Top Gamers’ Credential Stolen in Massive Hack
Steam, since its launch in September 2003 has grown into one of the most popular digital retail and distribution platforms. The digital service provided by its parent company Valve had evolved tremendously since updating its game catalog to include selling games and distributing other publishers’ inventory.
With Steam’s success comes the downside as well with criminal hackers creating a mirage of scams to steal from the popular platform. The latest scam involving Steam is a phishing attack utilizing the Browser-in-the-Browser attack. As one of the most utilized hacking attacks from the dark web, hackers have launched this attack to steal the private credentials of Steam accounts.

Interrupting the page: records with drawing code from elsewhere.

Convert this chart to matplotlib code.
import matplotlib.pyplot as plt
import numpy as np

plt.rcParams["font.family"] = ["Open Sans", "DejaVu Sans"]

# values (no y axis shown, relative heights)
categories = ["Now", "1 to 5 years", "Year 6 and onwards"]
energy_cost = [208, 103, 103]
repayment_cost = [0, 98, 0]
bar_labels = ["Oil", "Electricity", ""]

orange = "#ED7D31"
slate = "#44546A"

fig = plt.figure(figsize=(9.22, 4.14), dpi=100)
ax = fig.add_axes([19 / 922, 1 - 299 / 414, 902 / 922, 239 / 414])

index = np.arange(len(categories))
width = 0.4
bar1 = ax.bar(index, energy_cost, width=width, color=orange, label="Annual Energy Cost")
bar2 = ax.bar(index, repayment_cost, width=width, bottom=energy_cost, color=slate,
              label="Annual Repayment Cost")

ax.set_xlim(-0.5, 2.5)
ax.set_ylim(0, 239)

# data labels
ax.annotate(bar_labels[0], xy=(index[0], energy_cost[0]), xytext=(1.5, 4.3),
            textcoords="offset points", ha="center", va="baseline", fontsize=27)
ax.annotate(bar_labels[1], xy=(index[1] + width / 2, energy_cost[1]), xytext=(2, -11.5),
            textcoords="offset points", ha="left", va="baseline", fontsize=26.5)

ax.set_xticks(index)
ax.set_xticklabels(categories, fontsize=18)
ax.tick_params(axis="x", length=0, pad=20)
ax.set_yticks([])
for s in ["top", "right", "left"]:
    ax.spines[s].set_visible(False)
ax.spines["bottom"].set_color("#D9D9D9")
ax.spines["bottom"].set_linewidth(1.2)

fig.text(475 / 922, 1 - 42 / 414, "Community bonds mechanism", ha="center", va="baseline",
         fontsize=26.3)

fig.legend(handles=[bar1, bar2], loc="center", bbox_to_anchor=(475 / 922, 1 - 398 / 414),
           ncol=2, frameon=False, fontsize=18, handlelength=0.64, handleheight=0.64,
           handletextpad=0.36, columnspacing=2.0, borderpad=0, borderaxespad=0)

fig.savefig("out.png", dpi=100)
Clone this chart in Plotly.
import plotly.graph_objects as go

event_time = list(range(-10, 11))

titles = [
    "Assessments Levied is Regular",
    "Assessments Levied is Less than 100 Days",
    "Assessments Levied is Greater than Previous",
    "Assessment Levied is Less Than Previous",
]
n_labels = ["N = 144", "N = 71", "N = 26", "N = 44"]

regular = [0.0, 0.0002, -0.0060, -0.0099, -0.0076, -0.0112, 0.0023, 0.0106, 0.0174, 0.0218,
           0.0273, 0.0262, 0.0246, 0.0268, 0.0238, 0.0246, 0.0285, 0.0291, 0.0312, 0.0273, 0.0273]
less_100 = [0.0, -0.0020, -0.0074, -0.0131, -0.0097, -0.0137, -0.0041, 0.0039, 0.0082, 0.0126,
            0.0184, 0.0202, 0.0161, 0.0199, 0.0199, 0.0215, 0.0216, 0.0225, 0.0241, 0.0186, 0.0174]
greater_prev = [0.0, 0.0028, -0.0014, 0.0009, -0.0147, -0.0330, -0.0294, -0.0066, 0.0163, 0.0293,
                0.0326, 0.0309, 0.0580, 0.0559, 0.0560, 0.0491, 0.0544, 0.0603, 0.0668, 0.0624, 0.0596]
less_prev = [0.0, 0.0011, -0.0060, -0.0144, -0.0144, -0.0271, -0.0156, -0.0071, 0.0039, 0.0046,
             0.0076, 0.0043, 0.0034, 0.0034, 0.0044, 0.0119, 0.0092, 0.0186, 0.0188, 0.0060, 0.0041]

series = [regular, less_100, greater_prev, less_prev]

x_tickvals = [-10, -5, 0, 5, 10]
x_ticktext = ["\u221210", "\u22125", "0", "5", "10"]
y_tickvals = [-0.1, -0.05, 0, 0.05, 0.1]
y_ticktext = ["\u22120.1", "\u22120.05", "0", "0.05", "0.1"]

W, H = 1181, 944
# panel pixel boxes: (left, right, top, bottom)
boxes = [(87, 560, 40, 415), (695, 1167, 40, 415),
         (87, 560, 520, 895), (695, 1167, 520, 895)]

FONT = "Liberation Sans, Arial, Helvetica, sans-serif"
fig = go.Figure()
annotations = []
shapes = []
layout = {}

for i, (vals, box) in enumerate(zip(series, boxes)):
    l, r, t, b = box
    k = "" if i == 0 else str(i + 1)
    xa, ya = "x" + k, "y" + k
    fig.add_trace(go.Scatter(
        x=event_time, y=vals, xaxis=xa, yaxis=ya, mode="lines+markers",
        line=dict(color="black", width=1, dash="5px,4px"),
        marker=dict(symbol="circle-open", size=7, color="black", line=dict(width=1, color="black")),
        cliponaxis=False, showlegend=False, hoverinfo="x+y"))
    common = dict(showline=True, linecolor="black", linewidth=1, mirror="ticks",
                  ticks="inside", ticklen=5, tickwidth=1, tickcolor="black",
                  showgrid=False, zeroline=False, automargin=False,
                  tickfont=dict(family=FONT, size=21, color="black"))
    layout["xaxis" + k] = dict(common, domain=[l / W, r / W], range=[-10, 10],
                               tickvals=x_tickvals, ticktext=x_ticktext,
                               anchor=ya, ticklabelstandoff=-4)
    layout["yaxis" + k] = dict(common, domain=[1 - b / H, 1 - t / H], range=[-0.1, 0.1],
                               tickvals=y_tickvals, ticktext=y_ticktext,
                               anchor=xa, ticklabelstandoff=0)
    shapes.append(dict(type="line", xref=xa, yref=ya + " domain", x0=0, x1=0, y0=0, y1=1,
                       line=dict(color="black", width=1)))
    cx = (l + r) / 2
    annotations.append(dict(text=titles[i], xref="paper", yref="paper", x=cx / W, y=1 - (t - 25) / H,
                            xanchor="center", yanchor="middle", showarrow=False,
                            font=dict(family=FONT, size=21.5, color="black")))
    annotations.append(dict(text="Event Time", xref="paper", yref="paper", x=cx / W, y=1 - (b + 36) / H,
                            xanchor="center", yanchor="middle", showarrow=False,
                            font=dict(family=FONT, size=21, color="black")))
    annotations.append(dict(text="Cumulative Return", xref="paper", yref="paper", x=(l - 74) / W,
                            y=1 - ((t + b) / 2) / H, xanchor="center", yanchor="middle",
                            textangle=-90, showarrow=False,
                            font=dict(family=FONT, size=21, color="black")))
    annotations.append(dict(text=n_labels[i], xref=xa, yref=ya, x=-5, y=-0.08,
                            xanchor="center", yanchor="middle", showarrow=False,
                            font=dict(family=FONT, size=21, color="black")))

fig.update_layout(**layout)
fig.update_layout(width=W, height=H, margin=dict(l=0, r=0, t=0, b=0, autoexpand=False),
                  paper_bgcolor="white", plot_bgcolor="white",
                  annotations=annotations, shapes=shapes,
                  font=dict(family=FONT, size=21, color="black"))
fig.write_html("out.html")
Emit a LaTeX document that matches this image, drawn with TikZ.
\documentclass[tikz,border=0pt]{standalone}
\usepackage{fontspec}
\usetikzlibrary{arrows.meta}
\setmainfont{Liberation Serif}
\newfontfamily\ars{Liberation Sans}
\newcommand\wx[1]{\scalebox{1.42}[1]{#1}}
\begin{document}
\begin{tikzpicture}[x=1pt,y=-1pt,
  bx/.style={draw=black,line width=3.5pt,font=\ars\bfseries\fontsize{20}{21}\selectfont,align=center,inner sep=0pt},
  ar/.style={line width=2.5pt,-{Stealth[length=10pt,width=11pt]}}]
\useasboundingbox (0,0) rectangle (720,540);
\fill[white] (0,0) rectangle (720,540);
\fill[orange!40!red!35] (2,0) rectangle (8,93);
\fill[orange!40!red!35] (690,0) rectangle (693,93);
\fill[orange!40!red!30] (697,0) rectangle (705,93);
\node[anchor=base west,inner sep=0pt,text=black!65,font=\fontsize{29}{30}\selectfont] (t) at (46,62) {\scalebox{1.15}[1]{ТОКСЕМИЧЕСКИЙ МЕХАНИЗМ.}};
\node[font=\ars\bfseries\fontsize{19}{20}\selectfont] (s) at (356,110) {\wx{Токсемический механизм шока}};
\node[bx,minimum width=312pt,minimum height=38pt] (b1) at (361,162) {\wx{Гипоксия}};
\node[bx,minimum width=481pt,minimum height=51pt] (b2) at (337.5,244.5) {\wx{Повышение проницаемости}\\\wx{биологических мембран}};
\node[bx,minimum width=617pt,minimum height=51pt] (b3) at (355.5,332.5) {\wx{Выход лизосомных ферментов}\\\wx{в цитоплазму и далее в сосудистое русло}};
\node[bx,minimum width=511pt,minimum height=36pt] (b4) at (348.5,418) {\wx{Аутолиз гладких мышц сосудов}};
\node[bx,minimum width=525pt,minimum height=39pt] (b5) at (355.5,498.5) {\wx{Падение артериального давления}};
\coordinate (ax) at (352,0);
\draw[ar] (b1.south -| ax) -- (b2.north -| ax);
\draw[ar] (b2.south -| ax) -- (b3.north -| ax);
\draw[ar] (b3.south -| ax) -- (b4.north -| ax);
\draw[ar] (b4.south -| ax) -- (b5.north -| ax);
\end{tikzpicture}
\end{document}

The Browser-in-the-Browser scam has been frequently used by criminal hackers; it is a popular strategy where threat actors create fake browser windows that mimic high profile websites. However, while the page may be identical, a maliciously coded popup page will direct unsuspecting individuals to sign up for specific promotional services.
According to BleepingComputer, since March 2022, analytical reports revealed that hackers have been utilizing a newly created phishing kit. With capabilities to rapidly create and launch numerous Browser-in-the-Browser scams, the kit has been getting a lot of notice on the dark web forums.
Fake Browser Hacking Assaults
Consumers of some popular websites have already fallen victim to the malicious threat actors, with numerous scams launched with phony login pages for Google, Microsoft, and Steam, as well as banks and financial institutions.
Meanwhile, Group-IB which is one of the analytical research teams tracking this phishing scam revealed the Browser-in-the-Browser hacking techniques. They’ve observed hacking campaigns specifically created to target top-tiered professional players on the Steam gaming platform.
Group-IB’s new study on hackers utilizing the “Browser-in-the-Browser” technique involves creating competition with enticingly high rewards. The intent is to trick professional gamers to sign in with their Steam credentials, thus, allowing them to participate with the hopes of ultimately winning the extravagant prize money.
But unbeknownst to unsuspecting visitors, the well-crafted login window is a false window that is identical to the real website page. Cyber analysts have warned that it is exceedingly difficult for targeted victims to identify that they’ve been lured into a phishing scam.
The huge problem with this hacking campaign is that victims are unable to identify a Browser-in-the-Browser attack. According to analysts, victims are viewing a genuine browser window, but the problem is that it’s just a fake layer over the theme page of the original website.
Another unique feature is that the fake landing pages support 27 automatically loaded languages, which load according to the Geo-location of the victim’s browser. From there, the unsuspecting victims are prompted to enter their 2FA code credentials, which gives the criminal hackers free access to the breached accounts.